▶ _Given instruction_:
Leave out the pictures, and write out exactly the lines from the beginning of the material to the line holding "(bullet) at (138,392)", that line included, and nothing else.

[START Data lines]

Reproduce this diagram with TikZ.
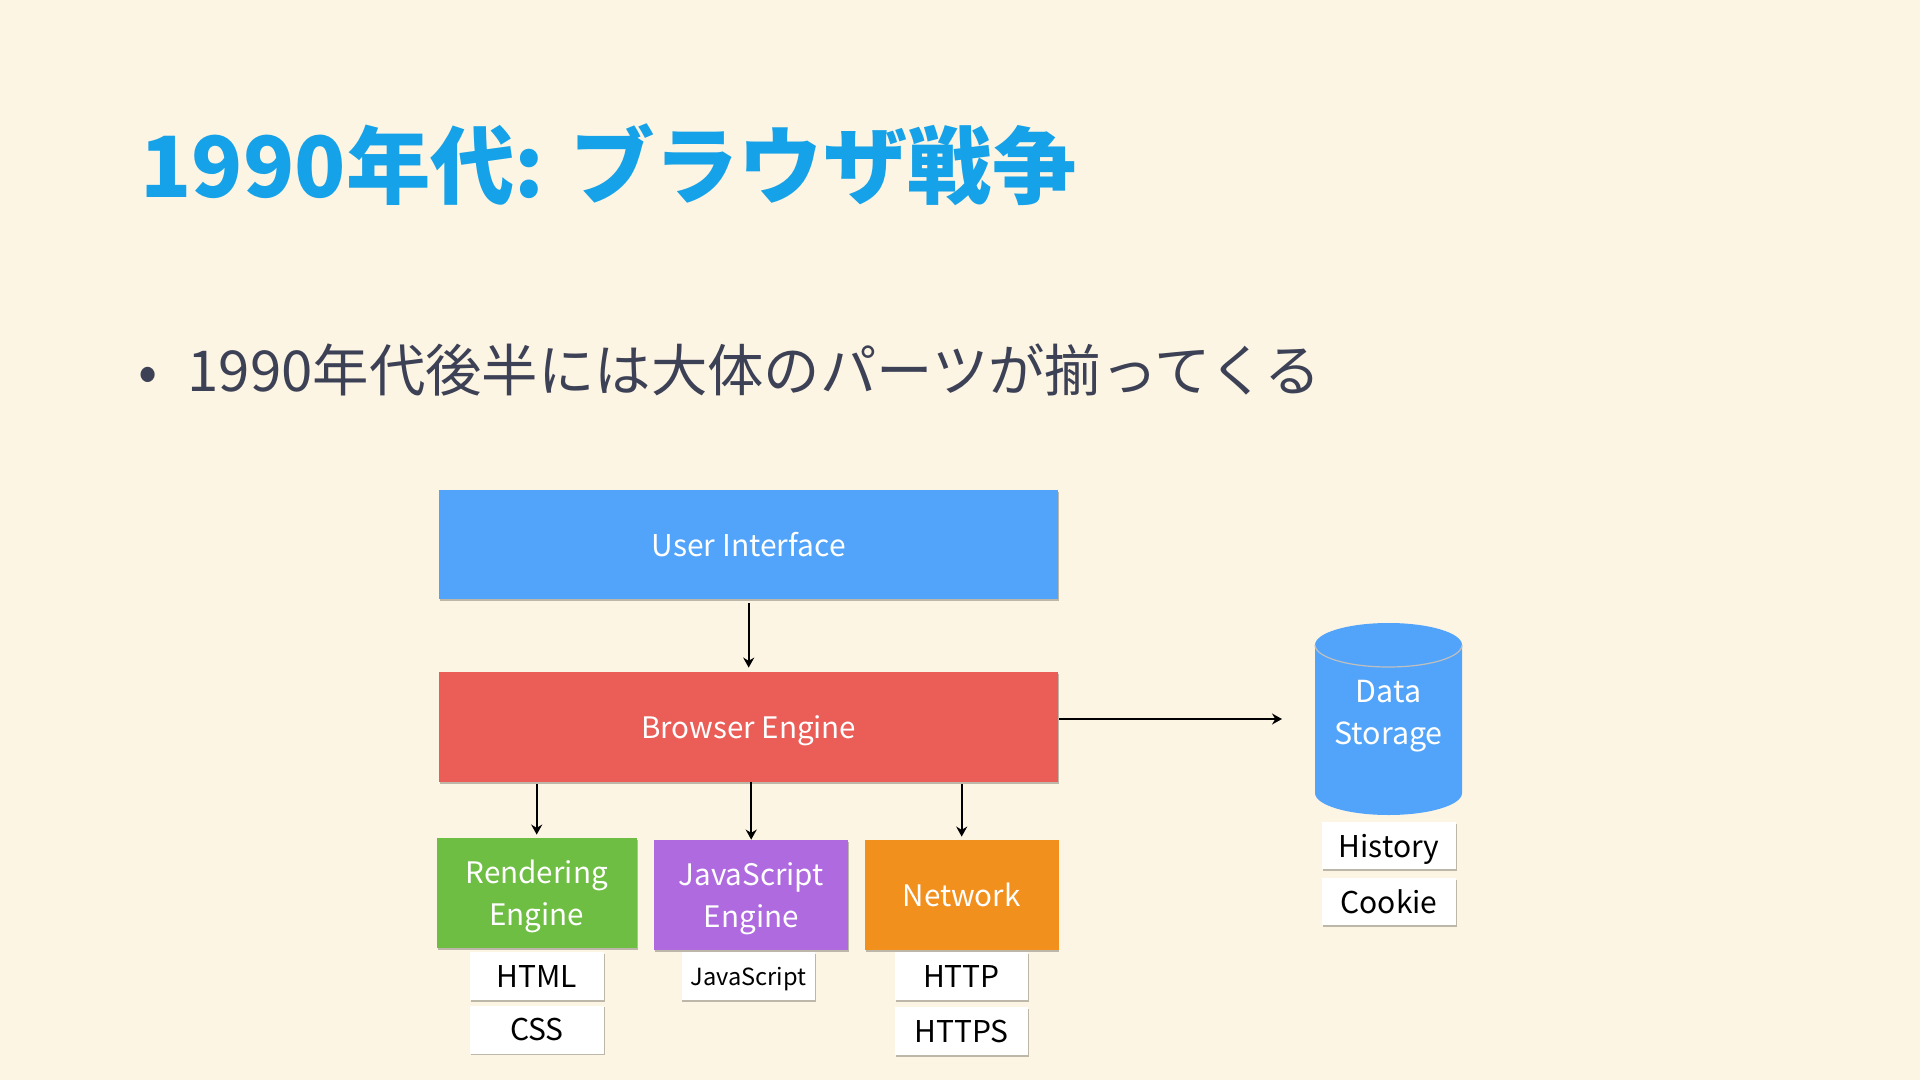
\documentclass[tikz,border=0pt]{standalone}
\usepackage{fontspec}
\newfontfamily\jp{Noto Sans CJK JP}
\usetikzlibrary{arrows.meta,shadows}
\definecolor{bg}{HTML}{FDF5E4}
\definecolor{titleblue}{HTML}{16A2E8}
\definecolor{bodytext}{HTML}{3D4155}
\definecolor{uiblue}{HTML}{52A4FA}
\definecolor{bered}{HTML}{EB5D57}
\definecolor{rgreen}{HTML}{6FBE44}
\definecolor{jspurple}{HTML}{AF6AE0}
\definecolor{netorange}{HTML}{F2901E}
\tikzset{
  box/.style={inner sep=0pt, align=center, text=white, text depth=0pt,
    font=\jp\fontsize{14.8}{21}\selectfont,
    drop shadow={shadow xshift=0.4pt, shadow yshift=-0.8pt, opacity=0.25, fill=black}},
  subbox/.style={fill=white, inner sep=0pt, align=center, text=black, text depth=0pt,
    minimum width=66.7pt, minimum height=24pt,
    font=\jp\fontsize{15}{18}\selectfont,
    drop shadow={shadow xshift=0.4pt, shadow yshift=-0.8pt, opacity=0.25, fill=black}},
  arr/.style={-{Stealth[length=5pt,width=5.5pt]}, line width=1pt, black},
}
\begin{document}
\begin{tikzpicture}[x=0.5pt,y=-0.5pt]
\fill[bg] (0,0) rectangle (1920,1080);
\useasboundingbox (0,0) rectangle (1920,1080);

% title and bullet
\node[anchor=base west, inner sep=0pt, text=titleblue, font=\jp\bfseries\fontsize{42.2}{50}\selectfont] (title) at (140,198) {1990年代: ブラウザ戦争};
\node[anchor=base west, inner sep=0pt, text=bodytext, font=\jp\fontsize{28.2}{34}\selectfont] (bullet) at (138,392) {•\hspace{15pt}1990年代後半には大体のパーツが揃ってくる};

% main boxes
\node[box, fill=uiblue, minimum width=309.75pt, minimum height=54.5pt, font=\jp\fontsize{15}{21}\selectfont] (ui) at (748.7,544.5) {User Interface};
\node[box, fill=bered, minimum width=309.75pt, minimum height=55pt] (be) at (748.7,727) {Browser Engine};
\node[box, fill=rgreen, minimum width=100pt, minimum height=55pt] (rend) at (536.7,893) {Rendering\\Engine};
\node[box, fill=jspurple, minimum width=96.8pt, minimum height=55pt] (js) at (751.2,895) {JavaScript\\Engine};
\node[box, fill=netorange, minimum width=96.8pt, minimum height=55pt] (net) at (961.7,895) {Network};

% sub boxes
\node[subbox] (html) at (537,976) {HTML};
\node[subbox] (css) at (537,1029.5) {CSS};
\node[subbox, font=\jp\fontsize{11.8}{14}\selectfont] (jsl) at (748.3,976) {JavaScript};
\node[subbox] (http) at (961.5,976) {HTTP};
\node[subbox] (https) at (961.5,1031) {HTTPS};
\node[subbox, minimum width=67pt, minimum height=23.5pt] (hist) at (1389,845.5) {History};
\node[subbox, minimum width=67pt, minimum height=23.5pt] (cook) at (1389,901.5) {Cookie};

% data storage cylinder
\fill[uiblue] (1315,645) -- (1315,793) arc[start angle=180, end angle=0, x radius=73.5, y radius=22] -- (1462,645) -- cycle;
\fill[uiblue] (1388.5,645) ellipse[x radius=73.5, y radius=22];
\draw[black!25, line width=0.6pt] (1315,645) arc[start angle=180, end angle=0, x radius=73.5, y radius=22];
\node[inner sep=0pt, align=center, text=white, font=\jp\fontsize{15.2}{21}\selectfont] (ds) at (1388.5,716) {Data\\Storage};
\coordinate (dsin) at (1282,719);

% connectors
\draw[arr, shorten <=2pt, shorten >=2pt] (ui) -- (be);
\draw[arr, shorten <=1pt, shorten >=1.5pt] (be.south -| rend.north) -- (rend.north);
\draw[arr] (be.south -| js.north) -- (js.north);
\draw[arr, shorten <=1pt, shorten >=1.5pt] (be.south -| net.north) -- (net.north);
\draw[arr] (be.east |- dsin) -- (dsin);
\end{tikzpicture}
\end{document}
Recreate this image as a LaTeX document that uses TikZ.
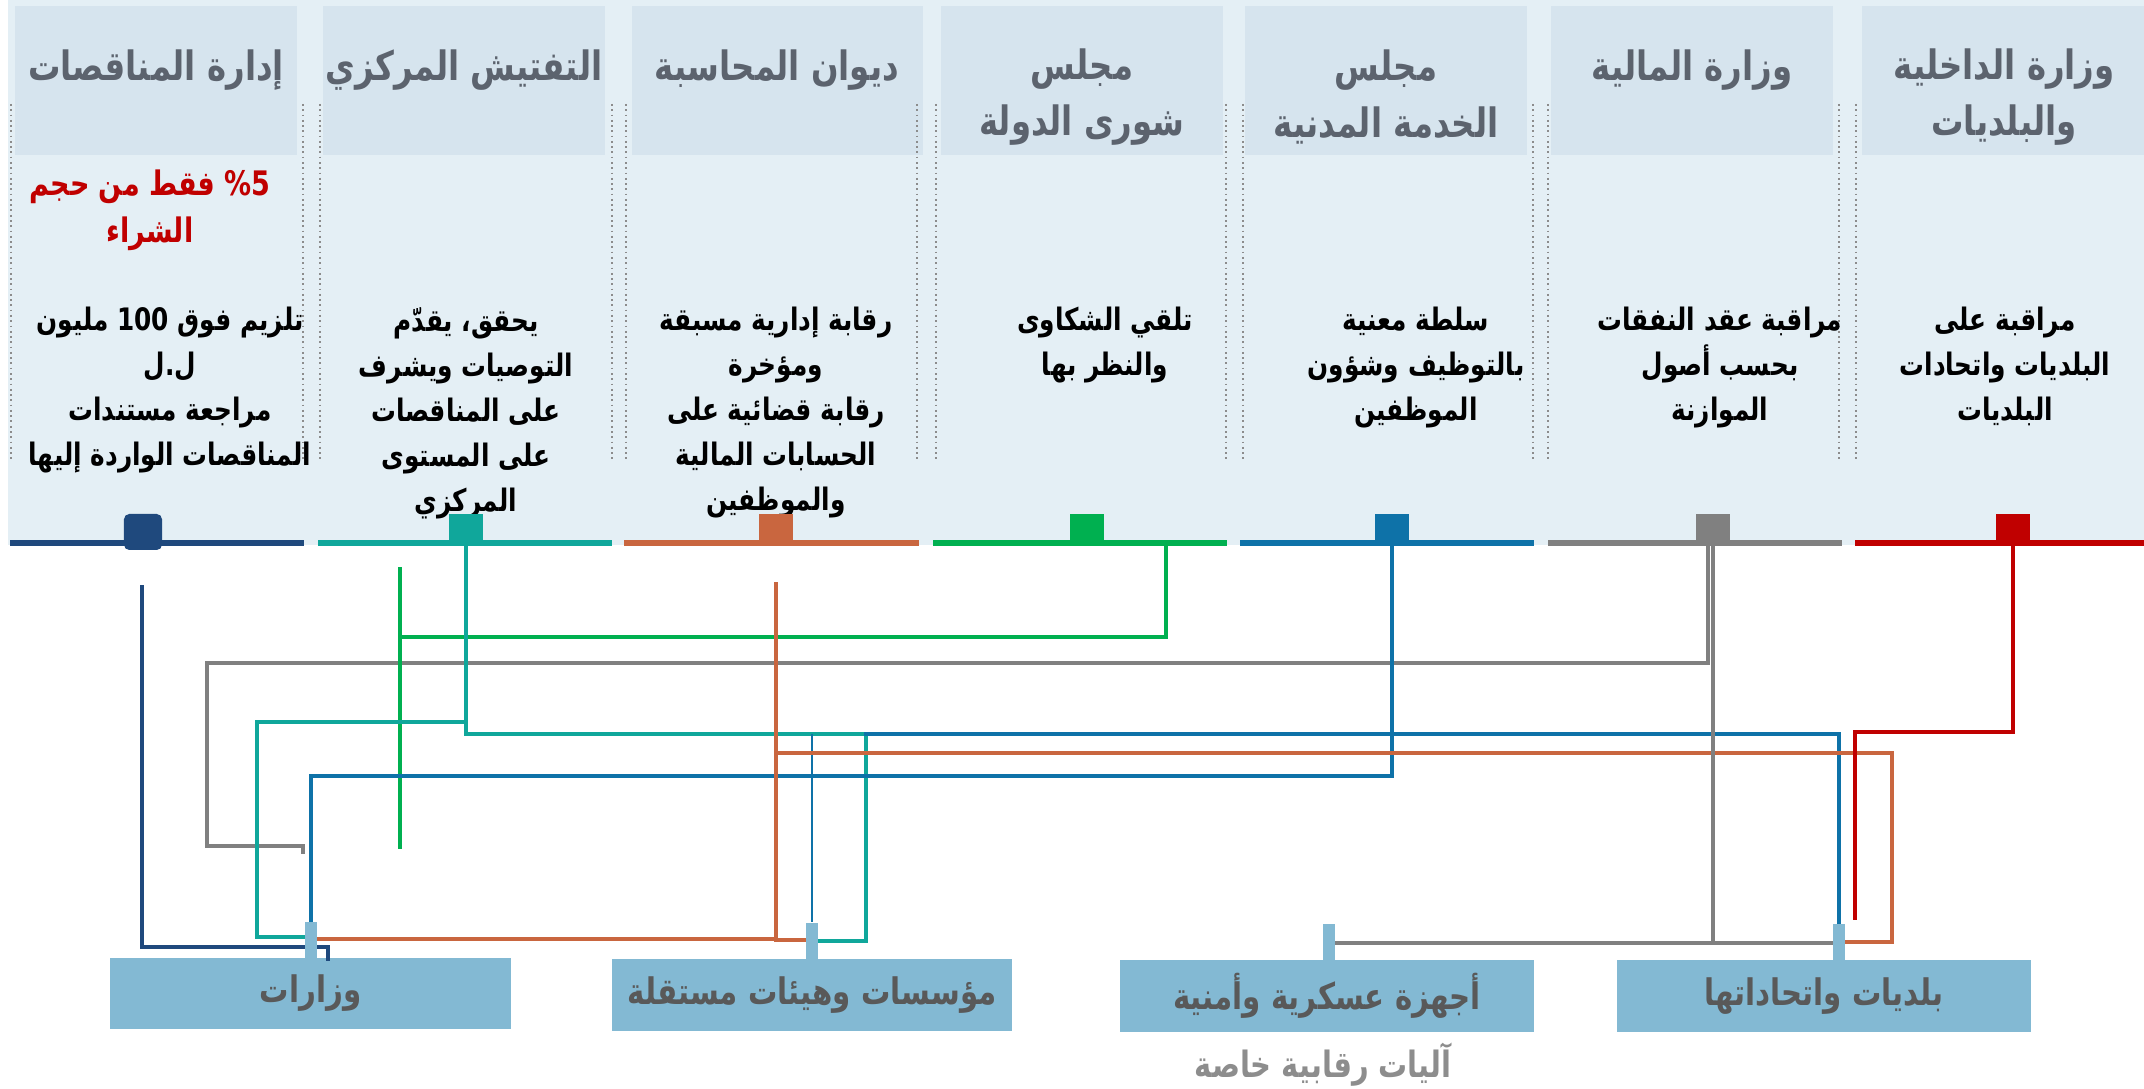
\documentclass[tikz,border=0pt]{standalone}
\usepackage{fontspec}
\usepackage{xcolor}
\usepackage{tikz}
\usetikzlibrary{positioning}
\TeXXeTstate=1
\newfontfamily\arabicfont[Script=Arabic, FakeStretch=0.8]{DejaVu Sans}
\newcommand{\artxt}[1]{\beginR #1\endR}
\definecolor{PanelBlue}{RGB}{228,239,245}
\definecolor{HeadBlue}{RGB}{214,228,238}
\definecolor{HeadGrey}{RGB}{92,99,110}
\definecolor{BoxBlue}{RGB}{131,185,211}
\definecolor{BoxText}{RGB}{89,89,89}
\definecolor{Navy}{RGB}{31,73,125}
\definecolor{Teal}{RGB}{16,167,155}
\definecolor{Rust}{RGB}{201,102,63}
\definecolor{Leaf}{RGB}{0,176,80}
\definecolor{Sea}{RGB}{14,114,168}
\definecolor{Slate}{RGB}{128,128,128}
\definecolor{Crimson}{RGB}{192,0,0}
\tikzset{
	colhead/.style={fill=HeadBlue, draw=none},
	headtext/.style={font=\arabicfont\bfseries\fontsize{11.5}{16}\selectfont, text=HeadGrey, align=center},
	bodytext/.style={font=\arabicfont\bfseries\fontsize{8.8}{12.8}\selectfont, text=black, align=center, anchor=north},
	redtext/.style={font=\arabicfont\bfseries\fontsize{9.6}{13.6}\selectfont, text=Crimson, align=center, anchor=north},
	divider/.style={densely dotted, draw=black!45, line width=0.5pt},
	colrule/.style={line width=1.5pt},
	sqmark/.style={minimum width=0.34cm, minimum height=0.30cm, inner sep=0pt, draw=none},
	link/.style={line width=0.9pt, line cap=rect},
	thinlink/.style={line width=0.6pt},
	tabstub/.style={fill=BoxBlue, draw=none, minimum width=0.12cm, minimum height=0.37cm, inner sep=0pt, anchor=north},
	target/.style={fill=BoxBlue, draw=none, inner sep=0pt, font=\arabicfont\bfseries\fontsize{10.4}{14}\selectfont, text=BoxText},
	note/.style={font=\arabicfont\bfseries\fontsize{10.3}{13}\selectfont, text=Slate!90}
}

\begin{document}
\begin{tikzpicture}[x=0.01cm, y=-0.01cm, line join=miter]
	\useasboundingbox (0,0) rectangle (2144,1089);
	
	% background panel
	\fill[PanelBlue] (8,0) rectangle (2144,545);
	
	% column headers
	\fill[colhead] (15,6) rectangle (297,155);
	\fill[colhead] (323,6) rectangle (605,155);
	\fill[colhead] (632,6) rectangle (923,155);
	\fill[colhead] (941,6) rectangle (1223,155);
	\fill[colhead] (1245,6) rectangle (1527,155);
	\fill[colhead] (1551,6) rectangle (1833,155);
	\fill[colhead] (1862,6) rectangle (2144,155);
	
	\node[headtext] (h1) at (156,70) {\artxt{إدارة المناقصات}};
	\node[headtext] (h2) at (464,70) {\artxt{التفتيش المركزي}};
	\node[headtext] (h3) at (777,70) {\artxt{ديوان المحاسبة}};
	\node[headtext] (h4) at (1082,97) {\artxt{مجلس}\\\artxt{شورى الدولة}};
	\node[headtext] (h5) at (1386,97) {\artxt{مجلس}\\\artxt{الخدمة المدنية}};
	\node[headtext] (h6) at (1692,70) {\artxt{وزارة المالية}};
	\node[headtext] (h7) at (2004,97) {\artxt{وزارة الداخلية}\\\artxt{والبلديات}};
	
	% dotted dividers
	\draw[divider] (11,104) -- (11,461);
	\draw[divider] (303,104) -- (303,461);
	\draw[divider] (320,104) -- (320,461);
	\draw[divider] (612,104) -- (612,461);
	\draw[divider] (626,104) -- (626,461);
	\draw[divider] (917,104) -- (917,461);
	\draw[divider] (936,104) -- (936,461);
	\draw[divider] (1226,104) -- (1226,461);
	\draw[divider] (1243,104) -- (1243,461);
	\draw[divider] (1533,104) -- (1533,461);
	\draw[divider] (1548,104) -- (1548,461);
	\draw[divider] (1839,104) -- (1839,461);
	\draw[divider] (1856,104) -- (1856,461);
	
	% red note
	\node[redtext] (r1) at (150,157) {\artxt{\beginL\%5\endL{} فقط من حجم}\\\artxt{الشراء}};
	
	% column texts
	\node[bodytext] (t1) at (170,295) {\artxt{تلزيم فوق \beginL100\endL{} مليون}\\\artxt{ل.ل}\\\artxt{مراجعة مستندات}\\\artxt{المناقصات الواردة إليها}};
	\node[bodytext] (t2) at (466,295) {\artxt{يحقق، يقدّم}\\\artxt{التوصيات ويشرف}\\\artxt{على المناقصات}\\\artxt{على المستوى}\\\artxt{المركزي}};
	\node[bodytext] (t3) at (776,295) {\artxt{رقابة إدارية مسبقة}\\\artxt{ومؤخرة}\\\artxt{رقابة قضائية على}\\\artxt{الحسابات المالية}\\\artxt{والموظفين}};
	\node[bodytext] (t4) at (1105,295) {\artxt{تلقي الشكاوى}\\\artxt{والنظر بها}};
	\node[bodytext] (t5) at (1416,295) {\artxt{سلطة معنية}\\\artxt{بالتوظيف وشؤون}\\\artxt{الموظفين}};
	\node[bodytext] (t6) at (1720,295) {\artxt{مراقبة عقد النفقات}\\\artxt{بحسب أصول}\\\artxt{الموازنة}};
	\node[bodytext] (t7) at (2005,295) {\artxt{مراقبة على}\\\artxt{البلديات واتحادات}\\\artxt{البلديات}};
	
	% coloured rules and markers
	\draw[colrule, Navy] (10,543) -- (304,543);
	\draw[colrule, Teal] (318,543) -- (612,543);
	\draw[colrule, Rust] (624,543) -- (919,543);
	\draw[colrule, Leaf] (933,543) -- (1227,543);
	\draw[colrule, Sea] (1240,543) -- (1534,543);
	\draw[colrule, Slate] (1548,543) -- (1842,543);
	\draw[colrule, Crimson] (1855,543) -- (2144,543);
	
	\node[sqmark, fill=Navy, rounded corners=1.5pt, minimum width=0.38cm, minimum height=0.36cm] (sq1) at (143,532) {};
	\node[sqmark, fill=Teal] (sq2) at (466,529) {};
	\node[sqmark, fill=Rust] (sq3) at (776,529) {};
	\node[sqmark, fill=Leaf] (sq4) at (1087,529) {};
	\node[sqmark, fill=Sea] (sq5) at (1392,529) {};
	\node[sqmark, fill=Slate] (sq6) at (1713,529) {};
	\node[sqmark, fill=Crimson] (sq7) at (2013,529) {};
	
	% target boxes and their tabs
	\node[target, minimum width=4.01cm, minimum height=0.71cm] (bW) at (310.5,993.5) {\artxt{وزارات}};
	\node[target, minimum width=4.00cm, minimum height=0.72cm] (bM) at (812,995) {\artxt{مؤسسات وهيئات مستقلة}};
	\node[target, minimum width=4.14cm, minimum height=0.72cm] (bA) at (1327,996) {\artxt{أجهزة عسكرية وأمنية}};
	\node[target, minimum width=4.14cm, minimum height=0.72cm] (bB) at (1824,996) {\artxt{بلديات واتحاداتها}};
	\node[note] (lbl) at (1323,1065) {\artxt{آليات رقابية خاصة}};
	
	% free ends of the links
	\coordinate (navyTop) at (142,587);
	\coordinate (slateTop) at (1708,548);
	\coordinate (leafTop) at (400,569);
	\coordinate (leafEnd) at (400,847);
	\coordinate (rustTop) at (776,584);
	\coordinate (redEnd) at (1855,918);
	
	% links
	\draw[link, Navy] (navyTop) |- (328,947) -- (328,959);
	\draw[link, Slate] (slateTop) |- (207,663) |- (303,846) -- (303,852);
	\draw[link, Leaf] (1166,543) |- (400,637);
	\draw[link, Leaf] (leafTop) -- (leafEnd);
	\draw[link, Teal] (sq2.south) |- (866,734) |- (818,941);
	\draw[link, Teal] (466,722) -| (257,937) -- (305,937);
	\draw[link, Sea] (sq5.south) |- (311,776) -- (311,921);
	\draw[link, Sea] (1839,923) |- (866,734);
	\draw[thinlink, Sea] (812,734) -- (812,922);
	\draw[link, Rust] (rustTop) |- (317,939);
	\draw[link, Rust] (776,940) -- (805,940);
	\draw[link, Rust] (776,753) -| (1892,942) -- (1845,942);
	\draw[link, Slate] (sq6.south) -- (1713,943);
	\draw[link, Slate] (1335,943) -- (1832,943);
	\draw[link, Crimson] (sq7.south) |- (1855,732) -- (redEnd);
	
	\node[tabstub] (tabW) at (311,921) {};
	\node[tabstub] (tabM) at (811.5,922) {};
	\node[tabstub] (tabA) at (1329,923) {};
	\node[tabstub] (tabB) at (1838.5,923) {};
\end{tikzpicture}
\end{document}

[END Data lines]

▶ _Written response_:
Reproduce this diagram with TikZ.
\documentclass[tikz,border=0pt]{standalone}
\usepackage{fontspec}
\newfontfamily\jp{Noto Sans CJK JP}
\usetikzlibrary{arrows.meta,shadows}
\definecolor{bg}{HTML}{FDF5E4}
\definecolor{titleblue}{HTML}{16A2E8}
\definecolor{bodytext}{HTML}{3D4155}
\definecolor{uiblue}{HTML}{52A4FA}
\definecolor{bered}{HTML}{EB5D57}
\definecolor{rgreen}{HTML}{6FBE44}
\definecolor{jspurple}{HTML}{AF6AE0}
\definecolor{netorange}{HTML}{F2901E}
\tikzset{
  box/.style={inner sep=0pt, align=center, text=white, text depth=0pt,
    font=\jp\fontsize{14.8}{21}\selectfont,
    drop shadow={shadow xshift=0.4pt, shadow yshift=-0.8pt, opacity=0.25, fill=black}},
  subbox/.style={fill=white, inner sep=0pt, align=center, text=black, text depth=0pt,
    minimum width=66.7pt, minimum height=24pt,
    font=\jp\fontsize{15}{18}\selectfont,
    drop shadow={shadow xshift=0.4pt, shadow yshift=-0.8pt, opacity=0.25, fill=black}},
  arr/.style={-{Stealth[length=5pt,width=5.5pt]}, line width=1pt, black},
}
\begin{document}
\begin{tikzpicture}[x=0.5pt,y=-0.5pt]
\fill[bg] (0,0) rectangle (1920,1080);
\useasboundingbox (0,0) rectangle (1920,1080);

% title and bullet
\node[anchor=base west, inner sep=0pt, text=titleblue, font=\jp\bfseries\fontsize{42.2}{50}\selectfont] (title) at (140,198) {1990年代: ブラウザ戦争};
\node[anchor=base west, inner sep=0pt, text=bodytext, font=\jp\fontsize{28.2}{34}\selectfont] (bullet) at (138,392) {•\hspace{15pt}1990年代後半には大体のパーツが揃ってくる};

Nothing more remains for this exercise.